Thesis

Agent systems should be designed and judged like production operations: by reliability, traceability, and recovery speed. Model capability is an input. Operational discipline is the product.

One operational anecdote

This week, a publishing task looked routine: deliver a blog post plus an updated index excerpt before end of day. The first output read smoothly but introduced two subtle failures: the headline promised one argument while the body made another, and the index summary claimed outcomes the article did not prove.

Because the workflow required explicit acceptance criteria and line-by-line review, both mismatches were caught before publish. The fix took twelve minutes: tighten thesis language, align the index summary, and add one checklist item for future runs ("headline/body claim parity"). No drama, no rollback, no hidden inconsistency left in public.

Framework: five operating principles

  1. Define intent in one sentence. If the goal cannot be stated plainly, execution will drift.
  2. Bound the task. Scope, constraints, and definition of done must be explicit before work starts.
  3. Require inspectability. Every change should be reviewable with clear before/after artifacts.
  4. Design for correction. Assume errors; make rollback and patching cheap.
  5. Close the loop. Convert each miss into a durable rule so the system improves over time.

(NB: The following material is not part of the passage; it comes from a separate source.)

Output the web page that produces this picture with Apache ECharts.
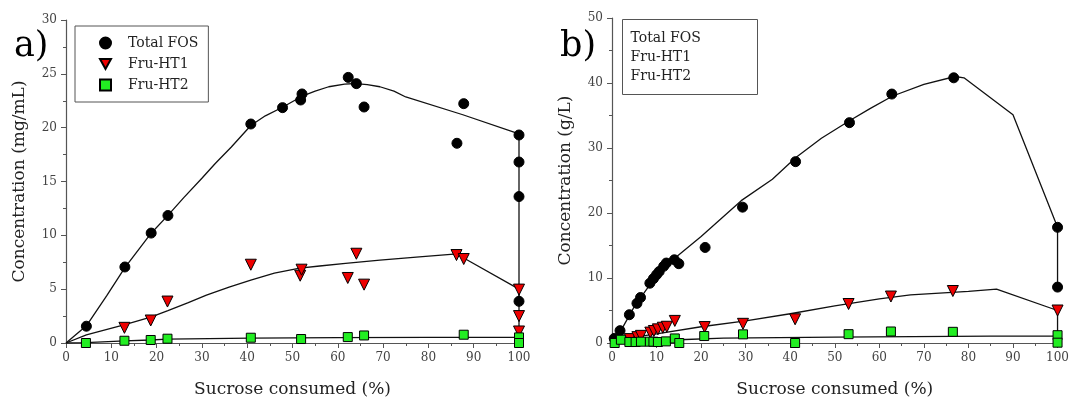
<!DOCTYPE html>
<html>
<head>
<meta charset="utf-8">
<script src="https://cdn.jsdelivr.net/npm/echarts@6/dist/echarts.min.js"></script>
<style>
  html, body { margin: 0; padding: 0; background: #fff; }
  #chart { width: 1072px; height: 403px; }
</style>
</head>
<body>
<div id="chart"></div>
<script>
// ---- Panel a: concentration (mg/mL) vs sucrose consumed (%) ----
const aFosX = [4.5, 13.0, 18.8, 22.5, 40.8, 47.8, 51.8, 52.1, 62.3, 64.1, 65.8, 86.3, 87.8, 100, 100, 100, 100];
const aFosY = [1.56, 7.06, 10.21, 11.84, 20.34, 21.86, 22.57, 23.13, 24.67, 24.09, 21.92, 18.55, 22.23, 19.32, 16.81, 13.6, 3.87];
const aHt1X = [12.9, 18.7, 22.4, 40.8, 51.7, 52.0, 62.2, 64.1, 65.8, 86.2, 87.8, 100, 100, 100];
const aHt1Y = [1.41, 2.09, 3.85, 7.27, 6.25, 6.81, 6.04, 8.29, 5.42, 8.17, 7.8, 4.96, 2.5, 1.07];
const aHt2X = [4.4, 12.9, 18.7, 22.4, 40.8, 51.9, 62.2, 65.8, 87.8, 100, 100];
const aHt2Y = [0, 0.21, 0.28, 0.4, 0.49, 0.37, 0.55, 0.7, 0.77, 0.52, 0];

// fitted trend lines, panel a
const aFosFitX = [0, 4.5, 9, 13, 18.8, 22.5, 26, 30, 33, 36.5, 40.8, 44, 47.8, 52, 55, 58, 61.5, 64, 66.5, 69.3, 72.4, 75, 87.6, 99.2, 100, 100];
const aFosFitY = [0, 1.6, 4.4, 7.0, 10.2, 11.85, 13.5, 15.3, 16.7, 18.2, 20.2, 21.1, 21.9, 22.9, 23.4, 23.8, 24.05, 24.1, 24.0, 23.8, 23.4, 22.85, 21.2, 19.55, 19.4, 3.87];
const aHt1FitX = [0, 4.5, 13, 18.7, 22.5, 27, 31, 36, 40.8, 46, 51.6, 56, 61.7, 69.3, 78, 86.3, 87.8, 100, 100];
const aHt1FitY = [0, 0.75, 1.7, 2.4, 3.0, 3.75, 4.45, 5.2, 5.85, 6.5, 6.95, 7.15, 7.4, 7.7, 8.0, 8.28, 7.9, 5.0, 1.07];
const aHt2FitX = [0, 4.4, 13, 18.7, 22.4, 40.8, 60, 80, 100, 100];
const aHt2FitY = [0, 0.03, 0.2, 0.28, 0.36, 0.45, 0.5, 0.52, 0.52, 0];

// ---- Panel b: concentration (g/L) vs sucrose consumed (%) ----
const bFosX = [0.5, 1.8, 3.9, 5.6, 6.4, 8.5, 9.3, 10.0, 10.6, 11.6, 12.2, 14.0, 15.0, 20.9, 29.3, 41.2, 53.3, 62.8, 76.7, 100, 100];
const bFosY = [0.7, 1.9, 4.35, 6.1, 7.0, 9.2, 9.9, 10.5, 11.0, 11.8, 12.3, 12.8, 12.2, 14.7, 20.9, 27.9, 33.9, 38.3, 40.8, 17.8, 8.6];
const bHt1X = [4.0, 5.7, 6.5, 8.6, 9.4, 10.3, 11.4, 12.3, 14.1, 20.8, 29.4, 41.1, 53.1, 62.6, 76.5, 100];
const bHt1Y = [0.6, 0.9, 1.1, 1.6, 1.85, 2.1, 2.35, 2.5, 3.4, 2.45, 2.95, 3.65, 6.0, 7.15, 8.0, 5.0];
const bHt2X = [0.6, 2.0, 3.9, 5.3, 6.5, 8.5, 9.3, 10.3, 12.1, 14.1, 15.1, 20.7, 29.4, 41.1, 53.1, 62.6, 76.5, 100, 100];
const bHt2Y = [0, 0.5, 0.15, 0.15, 0.2, 0.2, 0.2, 0.15, 0.25, 0.7, 0.0, 1.07, 1.33, 0, 1.36, 1.77, 1.72, 1.2, 0.05];

// fitted trend lines, panel b
const bFosFitX = [0, 2, 5, 10, 14, 20, 29, 36, 41.2, 47, 53.3, 58, 63, 70, 77, 79, 90, 100, 100];
const bFosFitY = [0, 1.9, 5.6, 10.4, 13.0, 16.4, 21.9, 25.2, 28.5, 31.5, 34.2, 36.1, 38.0, 39.8, 41.0, 40.8, 35.1, 17.8, 8.6];
const bHt1FitX = [0, 5, 10, 20, 30, 40, 50, 60, 67, 80, 86.3, 100, 100];
const bHt1FitY = [0.3, 0.9, 1.4, 2.5, 3.4, 4.5, 5.7, 6.8, 7.4, 7.95, 8.3, 5.0, 0.5];
const bHt2FitX = [0, 5, 15, 25, 50, 85, 100, 100];
const bHt2FitY = [0, 0.3, 0.5, 0.75, 0.9, 1.05, 1.05, 0];

const seriesNames = ['Total FOS', 'Fru-HT1', 'Fru-HT2'];
const xTicks = { min: 0, max: 100, interval: 10 };

const FONT = '"DejaVu Serif", "Liberation Serif", serif';
const AXIS_COLOR = '#555';
// downward-pointing triangle used for the Fru-HT1 legend icon
const DOWN_TRIANGLE = 'path://M0,0 L10,0 L5,9 Z';

const pairs = (xs, ys) => xs.map((x, i) => [x, ys[i]]);

function xAxisFor(grid) {
  return {
    gridIndex: grid, type: 'value', min: xTicks.min, max: xTicks.max, interval: xTicks.interval,
    axisLine: { onZero: false, lineStyle: { color: AXIS_COLOR, width: 1.2 } },
    axisTick: { length: 5, lineStyle: { color: AXIS_COLOR } },
    minorTick: { show: true, splitNumber: 2, length: 3, lineStyle: { color: AXIS_COLOR } },
    splitLine: { show: false },
    axisLabel: { fontFamily: FONT, fontSize: 12, color: '#444', margin: 9 },
    name: 'Sucrose consumed (%)', nameLocation: 'middle', nameGap: 38,
    nameTextStyle: { fontFamily: FONT, fontSize: 17, color: '#222' }
  };
}
function yAxisFor(grid, max, interval, title) {
  return {
    gridIndex: grid, type: 'value', min: 0, max: max, interval: interval,
    axisLine: { show: true, onZero: false, lineStyle: { color: AXIS_COLOR, width: 1.2 } },
    axisTick: { show: true, length: 5, lineStyle: { color: AXIS_COLOR } },
    minorTick: { show: true, splitNumber: 2, length: 3, lineStyle: { color: AXIS_COLOR } },
    splitLine: { show: false },
    axisLabel: { fontFamily: FONT, fontSize: 12, color: '#444', margin: 9 },
    name: title, nameLocation: 'middle', nameGap: 38, nameRotate: 90,
    nameTextStyle: { fontFamily: FONT, fontSize: 17, color: '#222' }
  };
}

const markers = [
  { symbol: 'circle', size: 10, rotate: 0, color: '#000', border: '#000' },
  { symbol: 'triangle', size: 11, rotate: 180, color: '#ee0000', border: '#000' },
  { symbol: 'rect', size: 9, rotate: 0, color: '#22ee22', border: '#000' }
];

function scatter(name, idx, xs, ys, m) {
  return {
    name: name, type: 'scatter', xAxisIndex: idx, yAxisIndex: idx,
    symbol: m.symbol, symbolSize: m.size, symbolRotate: m.rotate,
    itemStyle: { color: m.color, borderColor: m.border, borderWidth: 1, opacity: 1 },
    data: pairs(xs, ys), z: 3
  };
}
function fit(idx, xs, ys) {
  return {
    type: 'line', xAxisIndex: idx, yAxisIndex: idx, symbol: 'none', smooth: false,
    lineStyle: { color: '#111', width: 1.3 }, data: pairs(xs, ys), z: 2, silent: true
  };
}

const option = {
  backgroundColor: '#fff',
  animation: false,
  grid: [
    { left: 66, right: 553, top: 20, bottom: 59 },
    { left: 612, right: 9, top: 18, bottom: 60 }
  ],
  title: [
    { text: 'a)', left: 9, top: 24, textStyle: { fontFamily: FONT, fontSize: 35, fontWeight: 'normal', color: '#000' } },
    { text: 'b)', left: 555, top: 24, textStyle: { fontFamily: FONT, fontSize: 35, fontWeight: 'normal', color: '#000' } }
  ],
  legend: [{
    data: [
      { name: seriesNames[0], icon: 'circle' },
      { name: seriesNames[1], icon: DOWN_TRIANGLE },
      { name: seriesNames[2], icon: 'rect' }
    ],
    orient: 'vertical', left: 75, top: 26,
    borderColor: '#555', borderWidth: 1, padding: [10, 10, 10, 24],
    itemGap: 7, itemWidth: 11, itemHeight: 11,
    textStyle: { fontFamily: FONT, fontSize: 14, color: '#222', padding: [0, 0, 0, 12] }
  }],
  graphic: [{
    type: 'group', left: 622, top: 19,
    children: [
      { type: 'rect', shape: { x: 0, y: 0, width: 135, height: 75 }, style: { fill: '#fff', stroke: '#555', lineWidth: 1 } },
      { type: 'text', x: 8, y: 12, style: { text: seriesNames[0], font: '14px ' + FONT, fill: '#222' } },
      { type: 'text', x: 8, y: 31, style: { text: seriesNames[1], font: '14px ' + FONT, fill: '#222' } },
      { type: 'text', x: 8, y: 50, style: { text: seriesNames[2], font: '14px ' + FONT, fill: '#222' } }
    ]
  }],
  xAxis: [xAxisFor(0), xAxisFor(1)],
  yAxis: [
    yAxisFor(0, 30, 5, 'Concentration (mg/mL)'),
    yAxisFor(1, 50, 10, 'Concentration (g/L)')
  ],
  series: [
    fit(0, aFosFitX, aFosFitY), fit(0, aHt1FitX, aHt1FitY), fit(0, aHt2FitX, aHt2FitY),
    scatter(seriesNames[0], 0, aFosX, aFosY, markers[0]),
    scatter(seriesNames[1], 0, aHt1X, aHt1Y, markers[1]),
    scatter(seriesNames[2], 0, aHt2X, aHt2Y, markers[2]),
    fit(1, bFosFitX, bFosFitY), fit(1, bHt1FitX, bHt1FitY), fit(1, bHt2FitX, bHt2FitY),
    scatter(seriesNames[0], 1, bFosX, bFosY, markers[0]),
    scatter(seriesNames[1], 1, bHt1X, bHt1Y, markers[1]),
    scatter(seriesNames[2], 1, bHt2X, bHt2Y, markers[2])
  ]
};

const chart = echarts.init(document.getElementById('chart'), null, { renderer: 'canvas' });
chart.setOption(option);
</script>
</body>
</html>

Success and failure criteria

Call it success when:

  • Cycle time drops without an increase in correction rate.
  • Reviewers can verify claims quickly from artifacts, not memory.
  • The same class of error appears less often week over week.
  • Handoffs are predictable enough that deadlines stop feeling fragile.

Call it failure when:

  • Speed improves only by deferring quality checks.
  • Outputs look polished but require frequent post-publish fixes.
  • Instructions sprawl across chats with no durable source of truth.
  • Teams cannot explain why a result is correct, only that it "seems fine."

Tomorrow’s action

Pick one recurring workflow, add a written definition of done and a three-item review checklist, then run it once and record what failed. Improvement starts where ambiguity ends.

Reviewer comments

Review notes for this post live at reviews/2026-02-28.md. The next day’s writer must read these notes before drafting.